Research Experience for Undergraduates, Math REU

Mathematics REU: TBA

We have an application in at the NSF to restart the program in Summer 2026. We will update this page as soon as we have more information. You may direct all inquiries to Dr. Maddie Dawsey (mdawsey@uttyler.edu).

Mentors and Subject Areas

Dr. Maddie Dawsey – Integer Partitions

In number theory, an integer partition is a way of writing an integer as a weakly decreasing sum of positive integers, and the partition function counts the number of partitions of each integer. For example, one partition of 5 is 3+2, and there are 7 different partitions of 5. The partition function has lots of interesting size, divisibility, and asymptotic properties and is applicable to many other areas of mathematics, including combinatorics, algebra, and representation theory. We will explore various properties of partition functions for partitions whose summands are restricted in certain ways.

Past REU projects include: REU 2022.

Dr. Pamela Delgado – Summability Theory

For this project, we will explore Summability Theory, which extends the concept of classical convergence to assign meaningful values to sequences that may be divergent in the usual sense. A key example is Cesàro averaging, where a bounded sequence is replaced by the sequence of arithmetic means of its initial segments; this agrees with ordinary limits when they exist, but can also “sum” sequences such as (1,0,1,0,…), which do not converge in the classical sense. Building on recent work generalizing the Cesàro operator to function spaces and studying fractional powers of this operator, we will pursue open questions such as: generalize other summability operators to function-space settings, define fractional powers for these operators for both sequences and functions, and investigate when such operators commute, enabling the construction of Banach limits invariant under their compositions.

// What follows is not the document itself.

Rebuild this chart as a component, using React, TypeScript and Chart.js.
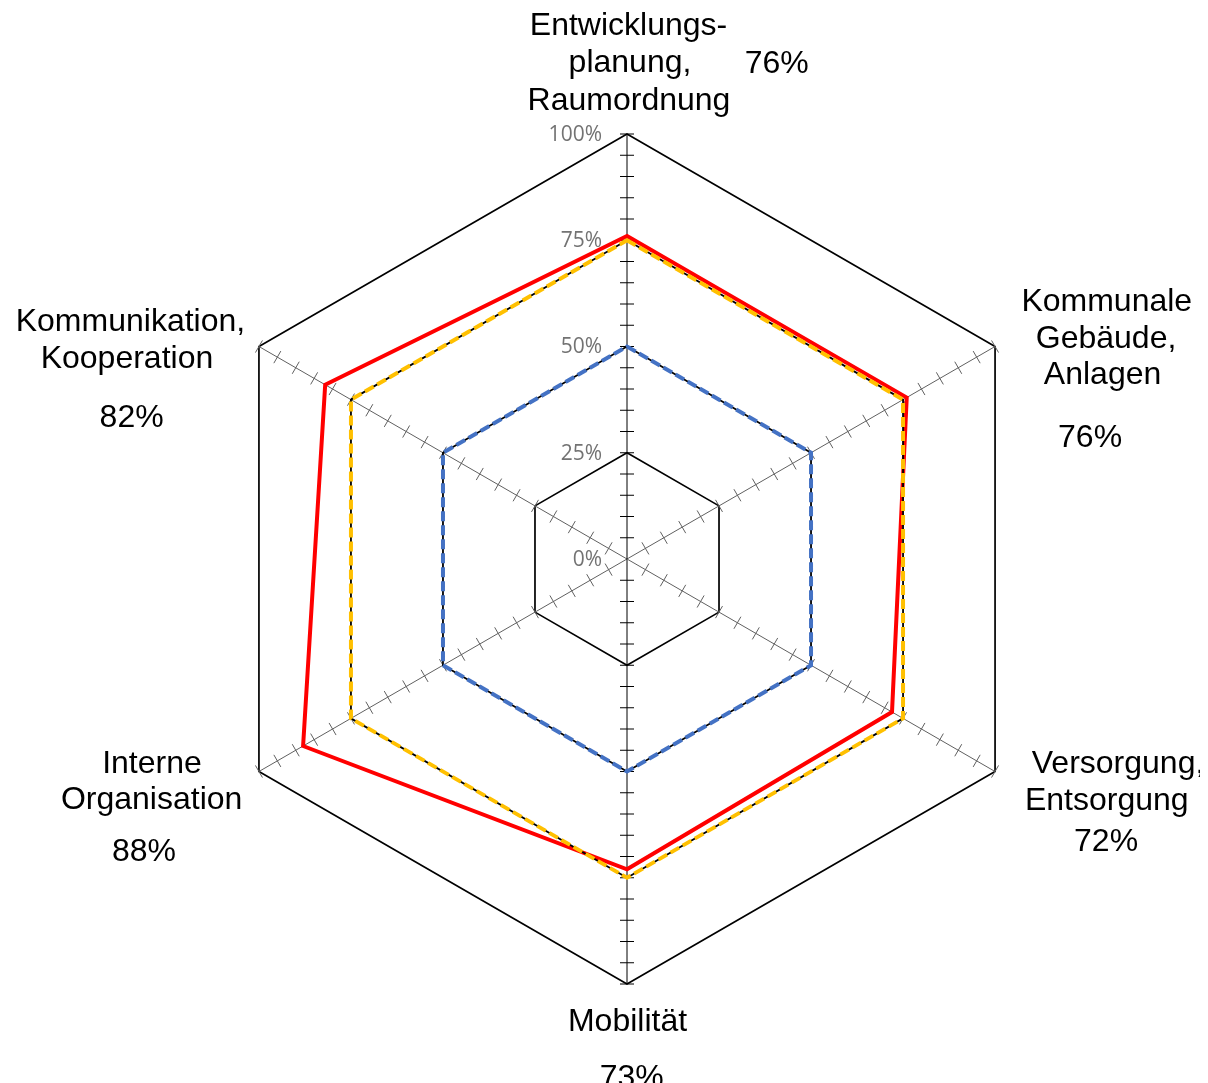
import React, { useEffect, useRef } from "react";
import { Chart, registerables } from "chart.js";

Chart.register(...registerables);

// ---- data ----
const categories: string[][] = [
  ["Entwicklungs-", "planung,", "Raumordnung"],
  ["Kommunale", "Gebäude,", "Anlagen"],
  ["Versorgung,", "Entsorgung"],
  ["Mobilität"],
  ["Interne", "Organisation"],
  ["Kommunikation,", "Kooperation"],
];
const actualValues = [76, 76, 72, 73, 88, 82];
const level75 = [75, 75, 75, 75, 75, 75];
const level50 = [50, 50, 50, 50, 50, 50];
const tickValues = [0, 25, 50, 75, 100];
const tickLabels = ["0%", "25%", "50%", "75%", "100%"];
const minorStep = 5;

// ---- layout of the text (offsets from each spoke's outer end) ----
const labelLayout: { lines: number[][]; pct: number[] }[] = [
  { lines: [[1.5, -99.5], [3, -62], [2, -24.5]], pct: [149.7, -61] },
  { lines: [[111.7, -35.5], [111, 1.2], [107.5, 37.5]], pct: [95, 100.2] },
  { lines: [[123, 1], [111.7, 38.5]], pct: [111, 79.5] },
  { lines: [[0.5, 46.5]], pct: [4.7, 102.5] },
  { lines: [[-107, 1], [-107.3, 37.5]], pct: [-115, 89] },
  { lines: [[-128.5, -15.5], [-132, 21.5]], pct: [-127.3, 80.2] },
];

const LABEL_FONT = '32px "Liberation Sans", Arial, sans-serif';
const TICK_FONT = '21px "Open Sans", "DejaVu Sans", sans-serif';

const radarDecor = {
  id: "radarDecor",
  beforeDatasetsDraw(chart: any) {
    const s = chart.scales.r;
    const ctx = chart.ctx as CanvasRenderingContext2D;
    ctx.save();
    const n = categories.length;
    for (let i = 0; i < n; i++) {
      const a = s.getIndexAngle(i) - Math.PI / 2;
      const px = -Math.sin(a);
      const py = Math.cos(a);
      ctx.strokeStyle = i % 3 === 0 ? "#000000" : "#606060";
      ctx.lineWidth = 1;
      for (let v = minorStep; v <= 100; v += minorStep) {
        const p = s.getPointPositionForValue(i, v);
        ctx.beginPath();
        ctx.moveTo(p.x - 7 * px, p.y - 7 * py);
        ctx.lineTo(p.x + 7 * px, p.y + 7 * py);
        ctx.stroke();
      }
    }
    // tick labels
    ctx.font = TICK_FONT;
    ctx.fillStyle = "#737373";
    ctx.textAlign = "right";
    ctx.textBaseline = "middle";
    tickValues.forEach((v, k) => {
      const p = s.getPointPositionForValue(0, v);
      ctx.fillText(tickLabels[k], p.x - 25, p.y + 1);
    });
    ctx.restore();
  },
  afterDraw(chart: any) {
    const s = chart.scales.r;
    const ctx = chart.ctx as CanvasRenderingContext2D;
    ctx.save();
    ctx.font = LABEL_FONT;
    ctx.fillStyle = "#000000";
    ctx.textAlign = "center";
    ctx.textBaseline = "alphabetic";
    categories.forEach((lines, i) => {
      const end = s.getPointPositionForValue(i, 100);
      const lay = labelLayout[i];
      lines.forEach((t, j) => {
        const o = lay.lines[j];
        ctx.fillText(t, end.x + o[0], end.y + o[1]);
      });
      ctx.fillText(actualValues[i] + "%", end.x + lay.pct[0], end.y + lay.pct[1]);
    });
    ctx.restore();
  },
};

export default function App() {
  const canvasRef = useRef<HTMLCanvasElement | null>(null);

  useEffect(() => {
    if (!canvasRef.current) return;
    const common = {
      fill: false,
      pointRadius: 0,
      pointHoverRadius: 0,
      tension: 0,
      backgroundColor: "rgba(0,0,0,0)",
    };
    const chart = new Chart(canvasRef.current, {
      type: "radar",
      data: {
        labels: categories,
        datasets: [
          { ...common, label: "75% Linie", data: level75, borderColor: "#ffc000", borderWidth: 4, borderDash: [10, 4] },
          { ...common, label: "75% Basis", data: level75, borderColor: "#000000", borderWidth: 1.8 },
          { ...common, label: "50% Linie", data: level50, borderColor: "#4472c4", borderWidth: 4, borderDash: [10, 4] },
          { ...common, label: "50% Basis", data: level50, borderColor: "#000000", borderWidth: 1.8 },
          { ...common, label: "Ergebnis", data: actualValues, borderColor: "#ff0000", borderWidth: 4 },
        ],
      },
      options: {
        animation: false,
        responsive: true,
        maintainAspectRatio: false,
        layout: { padding: { left: 202, right: 156, top: 126, bottom: 124 } },
        plugins: { legend: { display: false }, tooltip: { enabled: false } },
        scales: {
          r: {
            min: 0,
            max: 100,
            ticks: { display: false, stepSize: 25 },
            pointLabels: { display: false },
            grid: {
              color: (c: any) =>
                c.tick && (c.tick.value === 25 || c.tick.value === 100) ? "#000000" : "rgba(0,0,0,0)",
              lineWidth: 1.7,
            },
            angleLines: {
              color: (c: any) => (c.index % 3 === 0 ? "#000000" : "#606060"),
              lineWidth: 1,
            },
          },
        },
      } as any,
      plugins: [radarDecor],
    });
    return () => chart.destroy();
  }, []);

  return (
    <div style={{ position: "relative", marginLeft: -8, width: 1208, height: 1100 }}>
      <canvas ref={canvasRef} />
    </div>
  );
}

Dr. Joseph Vandehey – Continued Fractions

Continued fractions are an alternative to decimal expansions that encode additional information about how best to approximate the number by rationals. While the study of continued fractions over the reals is centuries old, far less is known about continued fractions of higher-dimensional spaces, like complex numbers, the quaternions, or — dare we even mention it — the octonions. In this project, we will investigate a well-known property of real continued fractions that is known to break for complex numbers.

Program Benefits

• A stipend of $5,600 for the eight-week program.
• Some travel funding to Tyler and partial funding to attend a national conference.
• Free on-campus housing at the Patriot Village or Eagle's Landing apartments, only a short walk from the mathematics department facilities in Ratliff Building North.
• Work daily with faculty during the research experience.
• Learn how to write and typeset a professional mathematics article using LaTeX.
• Learn how to prepare and deliver an excellent talk on mathematics.
• Participate in fun team-building social activities. Past activities have included:
  • Outdoor activities (disc golf, soccer, and a picnic at Tyler State Park).
  • A swamp boat tour of Caddo Lake.
  • A trip to Dallas to visit the arts district and watch a baseball game.